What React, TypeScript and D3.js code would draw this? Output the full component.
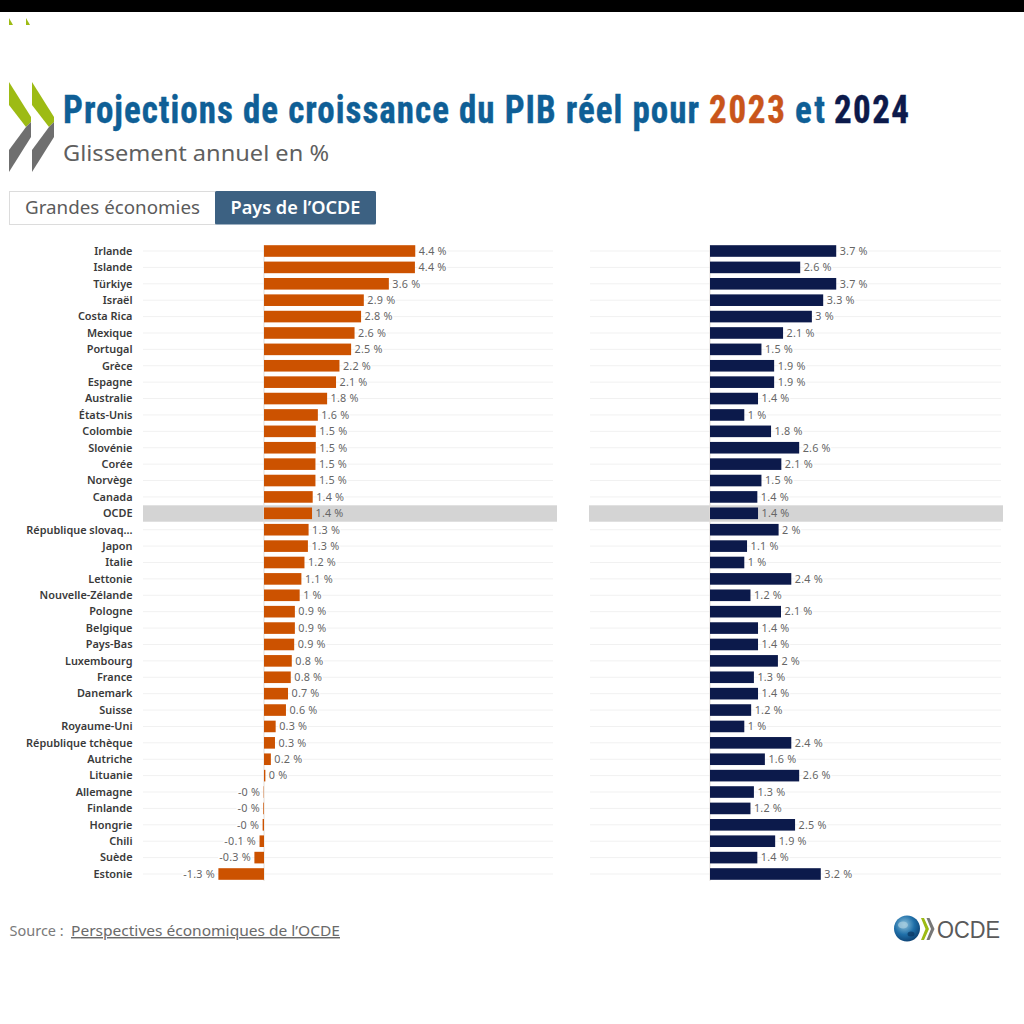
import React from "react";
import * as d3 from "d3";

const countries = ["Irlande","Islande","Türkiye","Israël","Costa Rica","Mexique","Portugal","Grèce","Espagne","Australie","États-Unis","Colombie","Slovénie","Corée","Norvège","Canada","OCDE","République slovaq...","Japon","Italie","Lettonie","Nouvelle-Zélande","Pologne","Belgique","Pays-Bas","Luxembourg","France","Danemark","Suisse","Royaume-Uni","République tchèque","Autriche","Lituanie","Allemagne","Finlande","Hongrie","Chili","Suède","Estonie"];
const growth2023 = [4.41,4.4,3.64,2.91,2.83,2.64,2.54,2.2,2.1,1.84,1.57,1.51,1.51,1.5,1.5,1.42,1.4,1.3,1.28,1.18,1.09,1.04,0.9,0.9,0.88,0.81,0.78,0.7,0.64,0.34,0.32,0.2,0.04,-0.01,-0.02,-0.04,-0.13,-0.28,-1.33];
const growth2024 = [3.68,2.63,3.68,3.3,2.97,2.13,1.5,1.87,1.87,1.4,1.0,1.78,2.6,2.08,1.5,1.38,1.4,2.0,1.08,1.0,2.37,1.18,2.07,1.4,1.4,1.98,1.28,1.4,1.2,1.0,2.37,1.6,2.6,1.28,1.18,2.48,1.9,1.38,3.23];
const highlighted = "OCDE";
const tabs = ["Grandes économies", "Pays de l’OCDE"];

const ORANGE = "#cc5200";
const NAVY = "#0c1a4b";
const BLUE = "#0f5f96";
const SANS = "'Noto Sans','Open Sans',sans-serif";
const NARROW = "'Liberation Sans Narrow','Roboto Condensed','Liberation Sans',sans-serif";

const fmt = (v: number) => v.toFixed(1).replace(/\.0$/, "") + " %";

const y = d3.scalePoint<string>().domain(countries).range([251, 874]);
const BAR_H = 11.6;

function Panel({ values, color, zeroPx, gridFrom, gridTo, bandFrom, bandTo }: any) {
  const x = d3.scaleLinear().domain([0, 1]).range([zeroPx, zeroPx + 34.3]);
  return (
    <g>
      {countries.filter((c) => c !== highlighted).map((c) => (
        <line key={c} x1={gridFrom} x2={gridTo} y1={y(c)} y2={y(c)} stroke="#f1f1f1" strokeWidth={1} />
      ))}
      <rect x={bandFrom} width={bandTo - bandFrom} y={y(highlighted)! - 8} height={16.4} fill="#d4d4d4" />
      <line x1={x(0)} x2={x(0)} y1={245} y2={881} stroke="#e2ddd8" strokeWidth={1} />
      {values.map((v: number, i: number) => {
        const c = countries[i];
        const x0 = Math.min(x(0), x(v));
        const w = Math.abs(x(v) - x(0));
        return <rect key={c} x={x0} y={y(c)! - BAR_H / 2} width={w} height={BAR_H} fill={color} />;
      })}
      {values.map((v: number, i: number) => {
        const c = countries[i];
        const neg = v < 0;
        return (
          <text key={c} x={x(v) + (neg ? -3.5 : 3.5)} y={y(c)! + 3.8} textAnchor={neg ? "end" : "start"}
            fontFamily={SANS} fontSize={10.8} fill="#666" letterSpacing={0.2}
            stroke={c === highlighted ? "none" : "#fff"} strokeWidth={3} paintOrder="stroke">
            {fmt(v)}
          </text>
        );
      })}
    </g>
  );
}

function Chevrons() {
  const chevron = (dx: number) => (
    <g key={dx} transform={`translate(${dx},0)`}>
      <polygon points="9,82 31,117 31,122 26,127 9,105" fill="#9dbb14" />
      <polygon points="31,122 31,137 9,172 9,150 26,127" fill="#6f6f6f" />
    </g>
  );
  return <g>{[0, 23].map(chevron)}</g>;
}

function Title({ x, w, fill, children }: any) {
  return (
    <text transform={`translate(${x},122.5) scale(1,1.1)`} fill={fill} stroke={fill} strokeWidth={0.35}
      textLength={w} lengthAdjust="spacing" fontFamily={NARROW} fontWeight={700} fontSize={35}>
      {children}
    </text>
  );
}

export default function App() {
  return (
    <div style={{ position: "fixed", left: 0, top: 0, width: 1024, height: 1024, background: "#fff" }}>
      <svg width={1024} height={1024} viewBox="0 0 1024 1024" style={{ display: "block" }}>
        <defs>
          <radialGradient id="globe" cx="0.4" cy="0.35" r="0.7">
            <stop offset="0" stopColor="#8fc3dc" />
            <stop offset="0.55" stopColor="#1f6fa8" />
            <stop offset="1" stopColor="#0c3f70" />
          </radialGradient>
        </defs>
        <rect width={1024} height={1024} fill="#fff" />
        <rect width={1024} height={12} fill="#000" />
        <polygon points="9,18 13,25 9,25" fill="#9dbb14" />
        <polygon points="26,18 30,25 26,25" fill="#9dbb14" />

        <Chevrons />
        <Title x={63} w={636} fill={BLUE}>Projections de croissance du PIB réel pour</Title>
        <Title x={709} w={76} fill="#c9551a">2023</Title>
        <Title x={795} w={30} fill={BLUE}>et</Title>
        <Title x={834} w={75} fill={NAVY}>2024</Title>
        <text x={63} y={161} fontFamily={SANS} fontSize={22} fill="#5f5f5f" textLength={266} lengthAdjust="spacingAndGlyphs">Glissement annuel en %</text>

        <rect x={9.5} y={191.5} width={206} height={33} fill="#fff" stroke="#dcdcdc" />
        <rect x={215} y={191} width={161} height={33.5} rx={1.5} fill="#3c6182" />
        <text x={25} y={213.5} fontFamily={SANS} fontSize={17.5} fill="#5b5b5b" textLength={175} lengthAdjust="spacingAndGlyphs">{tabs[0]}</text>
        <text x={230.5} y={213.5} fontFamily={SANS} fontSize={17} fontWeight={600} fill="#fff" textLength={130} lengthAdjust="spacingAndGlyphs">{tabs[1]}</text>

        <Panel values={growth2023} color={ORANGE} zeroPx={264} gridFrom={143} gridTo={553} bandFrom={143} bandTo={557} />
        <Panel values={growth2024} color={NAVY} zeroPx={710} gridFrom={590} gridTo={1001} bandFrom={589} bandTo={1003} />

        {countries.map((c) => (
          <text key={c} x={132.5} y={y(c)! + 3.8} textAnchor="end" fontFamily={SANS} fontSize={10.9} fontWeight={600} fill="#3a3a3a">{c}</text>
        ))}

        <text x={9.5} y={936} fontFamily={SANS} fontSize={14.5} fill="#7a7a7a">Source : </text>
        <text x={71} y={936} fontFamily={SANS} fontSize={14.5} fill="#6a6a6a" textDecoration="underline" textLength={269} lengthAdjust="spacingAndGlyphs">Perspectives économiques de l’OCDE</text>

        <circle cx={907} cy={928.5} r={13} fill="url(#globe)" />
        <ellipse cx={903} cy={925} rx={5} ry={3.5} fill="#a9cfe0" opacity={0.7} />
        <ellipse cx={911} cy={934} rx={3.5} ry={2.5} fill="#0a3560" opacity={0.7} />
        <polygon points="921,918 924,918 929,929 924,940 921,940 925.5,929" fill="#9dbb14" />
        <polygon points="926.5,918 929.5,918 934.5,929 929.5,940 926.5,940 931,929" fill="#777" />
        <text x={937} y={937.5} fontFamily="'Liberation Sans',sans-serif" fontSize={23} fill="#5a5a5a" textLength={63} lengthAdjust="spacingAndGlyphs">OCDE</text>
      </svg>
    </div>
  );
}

==============================

» **EXERCISE OBJECTIVE**
Quote everything in the listing above exactly; pictures are the only thing to omit.

» **TASK OUTPUT**
What React, TypeScript and D3.js code would draw this? Output the full component.
import React from "react";
import * as d3 from "d3";

const countries = ["Irlande","Islande","Türkiye","Israël","Costa Rica","Mexique","Portugal","Grèce","Espagne","Australie","États-Unis","Colombie","Slovénie","Corée","Norvège","Canada","OCDE","République slovaq...","Japon","Italie","Lettonie","Nouvelle-Zélande","Pologne","Belgique","Pays-Bas","Luxembourg","France","Danemark","Suisse","Royaume-Uni","République tchèque","Autriche","Lituanie","Allemagne","Finlande","Hongrie","Chili","Suède","Estonie"];
const growth2023 = [4.41,4.4,3.64,2.91,2.83,2.64,2.54,2.2,2.1,1.84,1.57,1.51,1.51,1.5,1.5,1.42,1.4,1.3,1.28,1.18,1.09,1.04,0.9,0.9,0.88,0.81,0.78,0.7,0.64,0.34,0.32,0.2,0.04,-0.01,-0.02,-0.04,-0.13,-0.28,-1.33];
const growth2024 = [3.68,2.63,3.68,3.3,2.97,2.13,1.5,1.87,1.87,1.4,1.0,1.78,2.6,2.08,1.5,1.38,1.4,2.0,1.08,1.0,2.37,1.18,2.07,1.4,1.4,1.98,1.28,1.4,1.2,1.0,2.37,1.6,2.6,1.28,1.18,2.48,1.9,1.38,3.23];
const highlighted = "OCDE";
const tabs = ["Grandes économies", "Pays de l’OCDE"];

const ORANGE = "#cc5200";
const NAVY = "#0c1a4b";
const BLUE = "#0f5f96";
const SANS = "'Noto Sans','Open Sans',sans-serif";
const NARROW = "'Liberation Sans Narrow','Roboto Condensed','Liberation Sans',sans-serif";

const fmt = (v: number) => v.toFixed(1).replace(/\.0$/, "") + " %";

const y = d3.scalePoint<string>().domain(countries).range([251, 874]);
const BAR_H = 11.6;

function Panel({ values, color, zeroPx, gridFrom, gridTo, bandFrom, bandTo }: any) {
  const x = d3.scaleLinear().domain([0, 1]).range([zeroPx, zeroPx + 34.3]);
  return (
    <g>
      {countries.filter((c) => c !== highlighted).map((c) => (
        <line key={c} x1={gridFrom} x2={gridTo} y1={y(c)} y2={y(c)} stroke="#f1f1f1" strokeWidth={1} />
      ))}
      <rect x={bandFrom} width={bandTo - bandFrom} y={y(highlighted)! - 8} height={16.4} fill="#d4d4d4" />
      <line x1={x(0)} x2={x(0)} y1={245} y2={881} stroke="#e2ddd8" strokeWidth={1} />
      {values.map((v: number, i: number) => {
        const c = countries[i];
        const x0 = Math.min(x(0), x(v));
        const w = Math.abs(x(v) - x(0));
        return <rect key={c} x={x0} y={y(c)! - BAR_H / 2} width={w} height={BAR_H} fill={color} />;
      })}
      {values.map((v: number, i: number) => {
        const c = countries[i];
        const neg = v < 0;
        return (
          <text key={c} x={x(v) + (neg ? -3.5 : 3.5)} y={y(c)! + 3.8} textAnchor={neg ? "end" : "start"}
            fontFamily={SANS} fontSize={10.8} fill="#666" letterSpacing={0.2}
            stroke={c === highlighted ? "none" : "#fff"} strokeWidth={3} paintOrder="stroke">
            {fmt(v)}
          </text>
        );
      })}
    </g>
  );
}

function Chevrons() {
  const chevron = (dx: number) => (
    <g key={dx} transform={`translate(${dx},0)`}>
      <polygon points="9,82 31,117 31,122 26,127 9,105" fill="#9dbb14" />
      <polygon points="31,122 31,137 9,172 9,150 26,127" fill="#6f6f6f" />
    </g>
  );
  return <g>{[0, 23].map(chevron)}</g>;
}

function Title({ x, w, fill, children }: any) {
  return (
    <text transform={`translate(${x},122.5) scale(1,1.1)`} fill={fill} stroke={fill} strokeWidth={0.35}
      textLength={w} lengthAdjust="spacing" fontFamily={NARROW} fontWeight={700} fontSize={35}>
      {children}
    </text>
  );
}

export default function App() {
  return (
    <div style={{ position: "fixed", left: 0, top: 0, width: 1024, height: 1024, background: "#fff" }}>
      <svg width={1024} height={1024} viewBox="0 0 1024 1024" style={{ display: "block" }}>
        <defs>
          <radialGradient id="globe" cx="0.4" cy="0.35" r="0.7">
            <stop offset="0" stopColor="#8fc3dc" />
            <stop offset="0.55" stopColor="#1f6fa8" />
            <stop offset="1" stopColor="#0c3f70" />
          </radialGradient>
        </defs>
        <rect width={1024} height={1024} fill="#fff" />
        <rect width={1024} height={12} fill="#000" />
        <polygon points="9,18 13,25 9,25" fill="#9dbb14" />
        <polygon points="26,18 30,25 26,25" fill="#9dbb14" />

        <Chevrons />
        <Title x={63} w={636} fill={BLUE}>Projections de croissance du PIB réel pour</Title>
        <Title x={709} w={76} fill="#c9551a">2023</Title>
        <Title x={795} w={30} fill={BLUE}>et</Title>
        <Title x={834} w={75} fill={NAVY}>2024</Title>
        <text x={63} y={161} fontFamily={SANS} fontSize={22} fill="#5f5f5f" textLength={266} lengthAdjust="spacingAndGlyphs">Glissement annuel en %</text>

        <rect x={9.5} y={191.5} width={206} height={33} fill="#fff" stroke="#dcdcdc" />
        <rect x={215} y={191} width={161} height={33.5} rx={1.5} fill="#3c6182" />
        <text x={25} y={213.5} fontFamily={SANS} fontSize={17.5} fill="#5b5b5b" textLength={175} lengthAdjust="spacingAndGlyphs">{tabs[0]}</text>
        <text x={230.5} y={213.5} fontFamily={SANS} fontSize={17} fontWeight={600} fill="#fff" textLength={130} lengthAdjust="spacingAndGlyphs">{tabs[1]}</text>

        <Panel values={growth2023} color={ORANGE} zeroPx={264} gridFrom={143} gridTo={553} bandFrom={143} bandTo={557} />
        <Panel values={growth2024} color={NAVY} zeroPx={710} gridFrom={590} gridTo={1001} bandFrom={589} bandTo={1003} />

        {countries.map((c) => (
          <text key={c} x={132.5} y={y(c)! + 3.8} textAnchor="end" fontFamily={SANS} fontSize={10.9} fontWeight={600} fill="#3a3a3a">{c}</text>
        ))}

        <text x={9.5} y={936} fontFamily={SANS} fontSize={14.5} fill="#7a7a7a">Source : </text>
        <text x={71} y={936} fontFamily={SANS} fontSize={14.5} fill="#6a6a6a" textDecoration="underline" textLength={269} lengthAdjust="spacingAndGlyphs">Perspectives économiques de l’OCDE</text>

        <circle cx={907} cy={928.5} r={13} fill="url(#globe)" />
        <ellipse cx={903} cy={925} rx={5} ry={3.5} fill="#a9cfe0" opacity={0.7} />
        <ellipse cx={911} cy={934} rx={3.5} ry={2.5} fill="#0a3560" opacity={0.7} />
        <polygon points="921,918 924,918 929,929 924,940 921,940 925.5,929" fill="#9dbb14" />
        <polygon points="926.5,918 929.5,918 934.5,929 929.5,940 926.5,940 931,929" fill="#777" />
        <text x={937} y={937.5} fontFamily="'Liberation Sans',sans-serif" fontSize={23} fill="#5a5a5a" textLength={63} lengthAdjust="spacingAndGlyphs">OCDE</text>
      </svg>
    </div>
  );
}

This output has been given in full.